In terms of audio we are presented with optional Cantonese and Mandarin Dolby Digital 5.1 Surround and 2.0 Stereo mixes. This is both commendable for giving us the option to choose and frustrating if you'd rather simply be told which is considered the original track. It seems key players such as Lar Kar-leung and Gordon Liu were speaking Cantonese while Jacky Wu - a mainland cast member - opted for his native Mandarin. Switching between the 5.1 mixes I found myself leaning towards the Cantonese track as it appears to feature most of the cast members speaking their own dialogue, while the sound mix is notably superior to the Mandarin alternative with both surround effects and dialogue being far better placed.

Optional English subtitles are excellent with no spelling or grammatical errors spotted.

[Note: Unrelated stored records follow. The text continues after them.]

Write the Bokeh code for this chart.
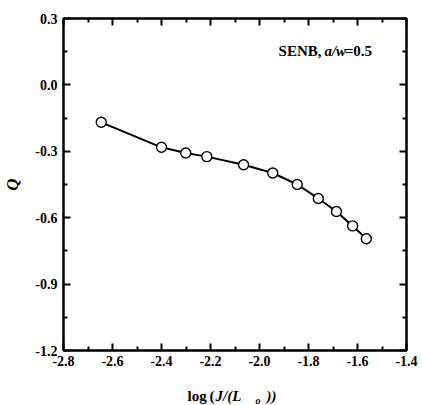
from bokeh.plotting import figure
from bokeh.models import LinearAxis, Range1d, FixedTicker, NumeralTickFormatter, Label, CustomJSTickFormatter
from bokeh.layouts import column
from bokeh.core.properties import value
from bokeh.embed import file_html
from bokeh.resources import INLINE

log_j = [-2.646, -2.400, -2.301, -2.215, -2.065, -1.946, -1.846, -1.760, -1.686, -1.620, -1.564]
q_vals = [-0.169, -0.282, -0.308, -0.324, -0.361, -0.398, -0.450, -0.513, -0.572, -0.637, -0.695]
x_ticks = [-2.8, -2.6, -2.4, -2.2, -2.0, -1.8, -1.6, -1.4]
x_minor = [-2.7, -2.5, -2.3, -2.1, -1.9, -1.7, -1.5]
y_ticks = [-1.2, -0.9, -0.6, -0.3, 0.0, 0.3]
y_minor = [-1.05, -0.75, -0.45, -0.15, 0.15]

FONT = "Liberation Serif"

p = figure(width=422, height=370, output_backend="svg", toolbar_location=None,
           x_range=Range1d(-2.8, -1.4), y_range=Range1d(-1.2, 0.3),
           min_border_left=63, min_border_right=16, min_border_top=18, min_border_bottom=20,
           y_axis_label="Q")
p.grid.visible = False
p.outline_line_color = "black"
p.outline_line_width = 2
p.background_fill_color = "white"
p.border_fill_color = "white"

def style(ax):
    ax.axis_line_width = 2
    ax.axis_line_color = "black"
    ax.major_tick_in = 7
    ax.major_tick_out = 0
    ax.minor_tick_in = 4
    ax.minor_tick_out = 0
    ax.major_tick_line_width = 2
    ax.minor_tick_line_width = 2
    ax.major_label_text_font = FONT
    ax.major_label_text_font_style = "bold"
    ax.major_label_text_font_size = "14px"
    ax.major_label_text_color = "black"
    ax.axis_label_text_font = FONT
    ax.axis_label_text_color = "black"

xa = p.xaxis[0]
ya = p.yaxis[0]
xa.ticker = FixedTicker(ticks=x_ticks, minor_ticks=x_minor)
ya.ticker = FixedTicker(ticks=y_ticks, minor_ticks=y_minor)
xa.formatter = NumeralTickFormatter(format="0.0")
ya.formatter = NumeralTickFormatter(format="0.0")
style(xa)
style(ya)
xa.major_label_standoff = 5
ya.major_label_standoff = 6
ya.axis_label_text_font_size = "17px"
ya.axis_label_text_font_style = "bold italic"
ya.axis_label_standoff = 10

blank = CustomJSTickFormatter(code="return '';")
xt = LinearAxis(ticker=FixedTicker(ticks=x_ticks, minor_ticks=x_minor), formatter=blank)
yr = LinearAxis(ticker=FixedTicker(ticks=y_ticks, minor_ticks=y_minor), formatter=blank)
style(xt)
style(yr)
xt.major_label_standoff = 0
yr.major_label_standoff = 0
p.add_layout(xt, "above")
p.add_layout(yr, "right")

p.line(log_j, q_vals, line_color="black", line_width=2)
p.scatter(log_j, q_vals, size=10, fill_color="white", line_color="black", line_width=1.4)

def lab(x, y, txt, st, size):
    p.add_layout(Label(x=x, y=y, text=txt, text_font=FONT, text_font_style=st,
                       text_font_size=size, text_color="black", text_baseline="alphabetic"))

lab(-1.922, 0.155, "SENB, ", "bold", "15px")
lab(-1.735, 0.155, "a/w", "bold italic", "15px")
lab(-1.652, 0.155, "=0.5", "bold", "15px")

# x-axis title strip (mixed upright / italic / subscript text); its frame is
# aligned with the main plot's frame (pixels 63..406), so use pixel-like range
p2 = figure(width=422, height=35, output_backend="svg", toolbar_location=None,
            x_range=Range1d(63, 406), y_range=Range1d(0, 35),
            min_border=0, min_border_left=0, min_border_right=0,
            min_border_top=0, min_border_bottom=0)
p2.axis.visible = False
p2.grid.visible = False
p2.outline_line_color = None
p2.border_fill_color = "white"
p2.background_fill_color = "white"

def t2(x, y, txt, st, size):
    p2.text(x=[x], y=[y], text=[txt], text_font=value(FONT), text_font_style=st,
            text_font_size=size, text_color="black", text_baseline="alphabetic")

t2(187, 10, "log", "bold", "15px")
t2(209, 10, "(", "bold", "15px")
t2(215, 10, "J/(L", "bold italic", "15px")
t2(255, 5, "o", "bold italic", "10px")
t2(266, 10, "))", "bold italic", "15px")

layout = column(p, p2, spacing=0)
open("out.html", "w").write(file_html(layout, INLINE))
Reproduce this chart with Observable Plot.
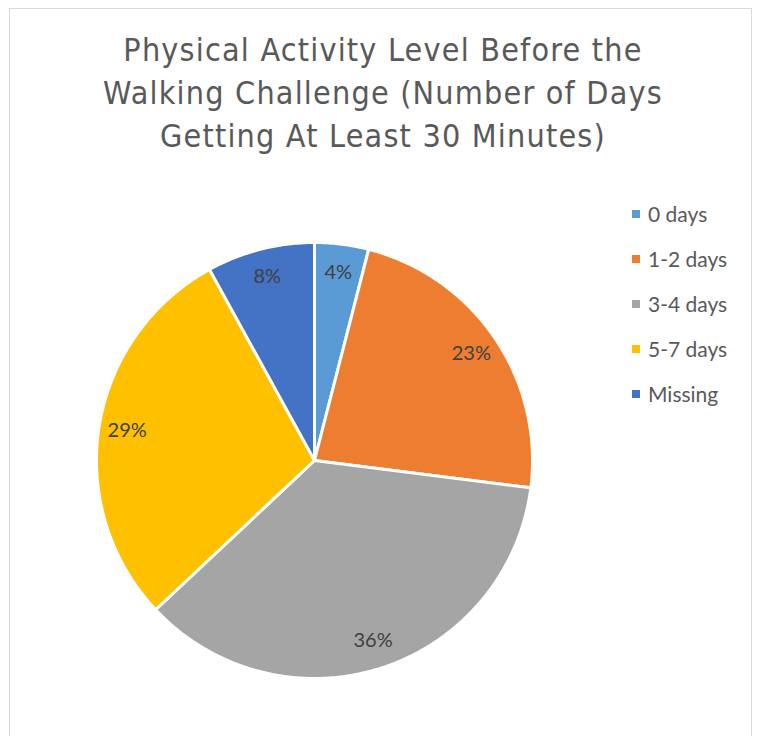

A theatrical trailer and that's it.


Flawed in most departments Drunken Monkey is subject to particularly harsh criticism because of the potential it had but fails to deliver upon. Despite this there is much to be said for the draw Lar Kar-leung and Gordon Liu present, the latter more so with his post Kill Bill fame while the general story and performances are no worse than a dozen (or ten dozen) martial arts pictures you've seen before. Still, it’s needless to say this is one for hardcore martial arts fans only and the high price of the Optimum Asia release does it no favours...

...on the subject of Optimum Asia this was their first release and the disc showed great promise which the label has subsequently failed to live up to, with none of their recent titles receiving the same level of audio and subtitle features present here. A great shame, as this DVD offers a very good film presentation.